— Start of ROWS —
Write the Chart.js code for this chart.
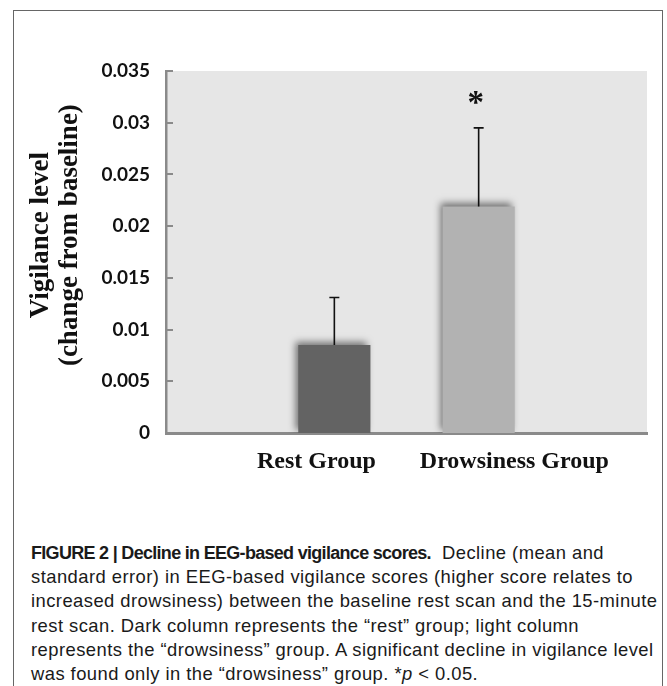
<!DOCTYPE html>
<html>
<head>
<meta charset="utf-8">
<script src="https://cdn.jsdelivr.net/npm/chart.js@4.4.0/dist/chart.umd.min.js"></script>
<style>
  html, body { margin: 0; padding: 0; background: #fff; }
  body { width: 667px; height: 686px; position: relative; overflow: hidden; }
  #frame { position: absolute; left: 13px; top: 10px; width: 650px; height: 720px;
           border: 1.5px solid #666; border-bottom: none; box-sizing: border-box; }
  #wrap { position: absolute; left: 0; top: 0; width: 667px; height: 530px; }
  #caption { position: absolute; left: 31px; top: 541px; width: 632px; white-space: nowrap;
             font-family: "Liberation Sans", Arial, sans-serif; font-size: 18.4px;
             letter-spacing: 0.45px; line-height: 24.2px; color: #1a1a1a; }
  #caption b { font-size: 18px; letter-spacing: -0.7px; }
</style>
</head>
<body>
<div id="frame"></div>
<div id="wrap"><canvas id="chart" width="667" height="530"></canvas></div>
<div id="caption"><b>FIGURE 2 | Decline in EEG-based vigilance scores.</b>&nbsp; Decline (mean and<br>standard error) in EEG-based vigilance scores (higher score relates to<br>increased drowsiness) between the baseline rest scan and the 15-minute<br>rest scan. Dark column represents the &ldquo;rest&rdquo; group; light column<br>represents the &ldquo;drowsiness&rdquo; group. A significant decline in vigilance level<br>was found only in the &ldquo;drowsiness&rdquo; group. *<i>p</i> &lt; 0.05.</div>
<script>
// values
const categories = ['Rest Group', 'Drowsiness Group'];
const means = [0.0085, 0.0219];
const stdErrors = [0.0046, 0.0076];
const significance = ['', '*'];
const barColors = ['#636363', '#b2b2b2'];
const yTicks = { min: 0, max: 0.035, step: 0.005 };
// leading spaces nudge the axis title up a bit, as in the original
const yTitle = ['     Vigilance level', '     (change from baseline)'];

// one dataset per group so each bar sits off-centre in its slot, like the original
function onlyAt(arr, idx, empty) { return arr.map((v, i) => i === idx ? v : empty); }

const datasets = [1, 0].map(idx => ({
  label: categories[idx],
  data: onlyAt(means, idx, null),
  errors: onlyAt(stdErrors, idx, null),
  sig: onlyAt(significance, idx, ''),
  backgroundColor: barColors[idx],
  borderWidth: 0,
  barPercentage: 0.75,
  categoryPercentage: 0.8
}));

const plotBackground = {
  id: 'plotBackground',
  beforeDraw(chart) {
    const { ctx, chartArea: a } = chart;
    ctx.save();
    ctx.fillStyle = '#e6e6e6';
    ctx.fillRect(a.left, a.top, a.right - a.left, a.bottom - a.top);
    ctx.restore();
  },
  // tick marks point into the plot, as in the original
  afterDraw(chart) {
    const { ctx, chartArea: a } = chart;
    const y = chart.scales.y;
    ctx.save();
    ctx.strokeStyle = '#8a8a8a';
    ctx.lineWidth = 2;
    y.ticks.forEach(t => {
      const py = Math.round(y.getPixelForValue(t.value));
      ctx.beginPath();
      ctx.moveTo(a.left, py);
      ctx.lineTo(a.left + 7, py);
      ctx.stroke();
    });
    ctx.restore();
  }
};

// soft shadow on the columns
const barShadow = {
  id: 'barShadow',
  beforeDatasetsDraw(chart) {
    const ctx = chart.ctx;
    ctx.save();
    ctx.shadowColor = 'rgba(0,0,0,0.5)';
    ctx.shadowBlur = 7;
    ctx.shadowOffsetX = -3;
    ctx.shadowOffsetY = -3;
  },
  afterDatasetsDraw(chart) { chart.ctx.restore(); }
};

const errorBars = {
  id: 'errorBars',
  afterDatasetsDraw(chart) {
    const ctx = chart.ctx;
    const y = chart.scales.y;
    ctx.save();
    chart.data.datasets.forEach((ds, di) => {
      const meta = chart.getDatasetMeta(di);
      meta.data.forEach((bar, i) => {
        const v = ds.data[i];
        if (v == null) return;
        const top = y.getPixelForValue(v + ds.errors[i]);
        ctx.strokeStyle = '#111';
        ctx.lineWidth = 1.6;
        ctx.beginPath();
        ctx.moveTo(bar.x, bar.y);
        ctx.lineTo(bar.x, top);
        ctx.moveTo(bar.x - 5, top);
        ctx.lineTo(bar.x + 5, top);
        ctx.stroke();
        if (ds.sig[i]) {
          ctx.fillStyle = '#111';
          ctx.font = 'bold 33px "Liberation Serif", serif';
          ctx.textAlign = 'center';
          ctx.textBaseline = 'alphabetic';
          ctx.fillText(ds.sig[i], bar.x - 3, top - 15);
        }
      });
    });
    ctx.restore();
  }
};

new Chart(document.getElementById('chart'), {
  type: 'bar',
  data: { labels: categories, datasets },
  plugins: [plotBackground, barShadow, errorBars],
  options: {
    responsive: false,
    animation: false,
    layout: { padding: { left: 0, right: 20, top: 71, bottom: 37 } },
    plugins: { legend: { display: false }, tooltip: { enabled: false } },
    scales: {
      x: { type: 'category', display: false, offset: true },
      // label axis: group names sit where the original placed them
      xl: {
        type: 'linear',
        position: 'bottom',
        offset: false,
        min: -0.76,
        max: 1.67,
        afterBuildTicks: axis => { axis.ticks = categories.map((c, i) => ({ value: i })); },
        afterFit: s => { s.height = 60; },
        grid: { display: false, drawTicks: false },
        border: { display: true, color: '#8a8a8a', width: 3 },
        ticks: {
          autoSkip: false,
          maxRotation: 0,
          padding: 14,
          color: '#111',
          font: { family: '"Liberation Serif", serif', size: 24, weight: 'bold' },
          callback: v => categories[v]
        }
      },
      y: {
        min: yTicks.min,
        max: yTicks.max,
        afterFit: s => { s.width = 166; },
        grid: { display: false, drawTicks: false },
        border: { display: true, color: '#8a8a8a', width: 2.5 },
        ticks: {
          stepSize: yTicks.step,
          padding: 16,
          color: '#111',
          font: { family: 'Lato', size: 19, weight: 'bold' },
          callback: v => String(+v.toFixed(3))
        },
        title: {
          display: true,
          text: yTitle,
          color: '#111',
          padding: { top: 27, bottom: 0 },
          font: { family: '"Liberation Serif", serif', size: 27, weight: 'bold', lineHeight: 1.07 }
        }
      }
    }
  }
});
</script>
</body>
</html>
— End of ROWS —
— Start of ROWS —
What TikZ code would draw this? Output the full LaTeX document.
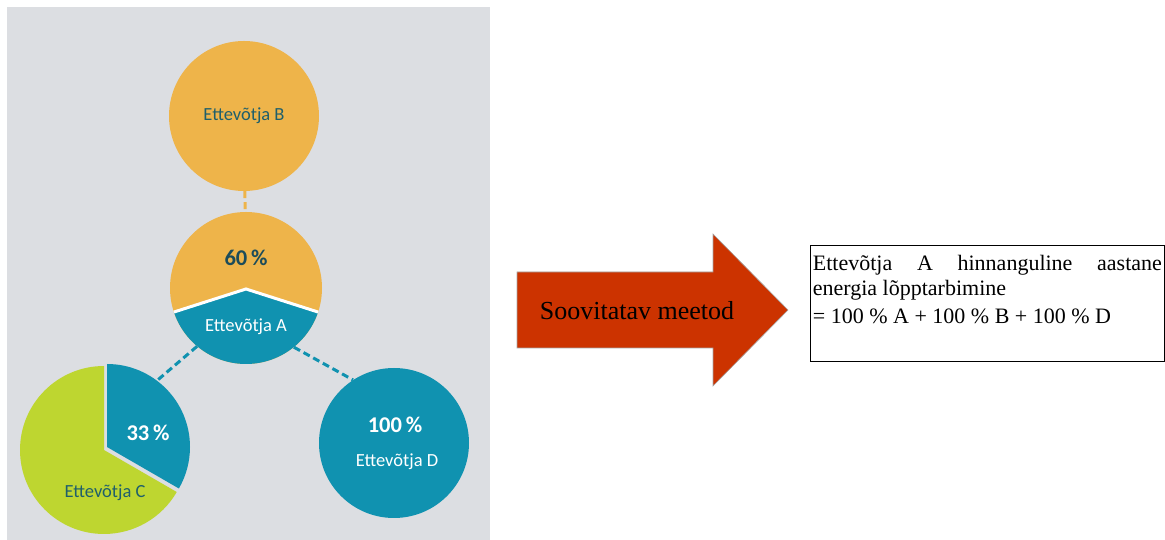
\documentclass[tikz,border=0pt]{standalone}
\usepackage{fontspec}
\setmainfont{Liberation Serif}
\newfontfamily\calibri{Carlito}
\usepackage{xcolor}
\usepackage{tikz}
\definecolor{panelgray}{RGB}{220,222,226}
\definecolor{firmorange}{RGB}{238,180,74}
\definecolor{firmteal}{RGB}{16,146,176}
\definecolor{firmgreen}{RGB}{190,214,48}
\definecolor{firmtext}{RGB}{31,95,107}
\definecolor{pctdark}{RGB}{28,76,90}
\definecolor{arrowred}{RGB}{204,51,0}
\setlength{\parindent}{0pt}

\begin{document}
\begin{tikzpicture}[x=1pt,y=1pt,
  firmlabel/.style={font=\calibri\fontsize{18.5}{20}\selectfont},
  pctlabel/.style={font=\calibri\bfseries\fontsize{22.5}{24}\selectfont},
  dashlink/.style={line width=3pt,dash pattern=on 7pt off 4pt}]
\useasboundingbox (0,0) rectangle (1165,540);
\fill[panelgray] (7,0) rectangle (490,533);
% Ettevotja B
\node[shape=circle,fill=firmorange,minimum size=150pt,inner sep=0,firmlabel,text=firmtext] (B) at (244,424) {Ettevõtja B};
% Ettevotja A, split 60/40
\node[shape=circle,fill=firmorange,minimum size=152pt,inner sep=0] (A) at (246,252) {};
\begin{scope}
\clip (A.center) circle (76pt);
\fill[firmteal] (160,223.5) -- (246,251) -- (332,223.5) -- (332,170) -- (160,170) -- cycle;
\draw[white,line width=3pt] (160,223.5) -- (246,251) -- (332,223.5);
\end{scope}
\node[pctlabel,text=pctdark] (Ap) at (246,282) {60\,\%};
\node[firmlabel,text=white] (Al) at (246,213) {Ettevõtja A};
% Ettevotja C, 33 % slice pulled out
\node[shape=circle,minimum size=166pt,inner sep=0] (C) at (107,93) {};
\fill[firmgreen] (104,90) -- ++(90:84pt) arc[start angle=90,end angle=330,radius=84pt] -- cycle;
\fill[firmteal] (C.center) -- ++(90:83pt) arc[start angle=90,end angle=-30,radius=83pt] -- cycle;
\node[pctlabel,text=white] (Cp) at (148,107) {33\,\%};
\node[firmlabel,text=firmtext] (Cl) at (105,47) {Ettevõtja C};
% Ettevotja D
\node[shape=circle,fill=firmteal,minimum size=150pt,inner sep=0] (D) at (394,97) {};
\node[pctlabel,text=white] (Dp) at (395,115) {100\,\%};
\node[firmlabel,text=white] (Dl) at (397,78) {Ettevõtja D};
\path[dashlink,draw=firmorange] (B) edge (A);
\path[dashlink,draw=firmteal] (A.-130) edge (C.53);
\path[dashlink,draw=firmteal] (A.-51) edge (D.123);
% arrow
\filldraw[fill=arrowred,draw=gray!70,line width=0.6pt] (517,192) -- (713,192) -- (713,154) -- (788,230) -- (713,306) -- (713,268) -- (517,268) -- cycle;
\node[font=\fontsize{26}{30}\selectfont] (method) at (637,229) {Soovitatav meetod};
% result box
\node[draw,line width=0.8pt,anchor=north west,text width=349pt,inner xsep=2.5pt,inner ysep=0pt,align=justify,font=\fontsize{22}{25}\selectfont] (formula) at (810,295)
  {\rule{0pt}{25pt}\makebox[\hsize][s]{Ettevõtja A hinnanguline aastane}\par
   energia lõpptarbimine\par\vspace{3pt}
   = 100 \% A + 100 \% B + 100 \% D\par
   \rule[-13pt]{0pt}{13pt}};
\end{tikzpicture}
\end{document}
— End of ROWS —
Copy all the lines above that hold the string "code".

Write the Chart.js code for this chart.
What TikZ code would draw this? Output the full LaTeX document.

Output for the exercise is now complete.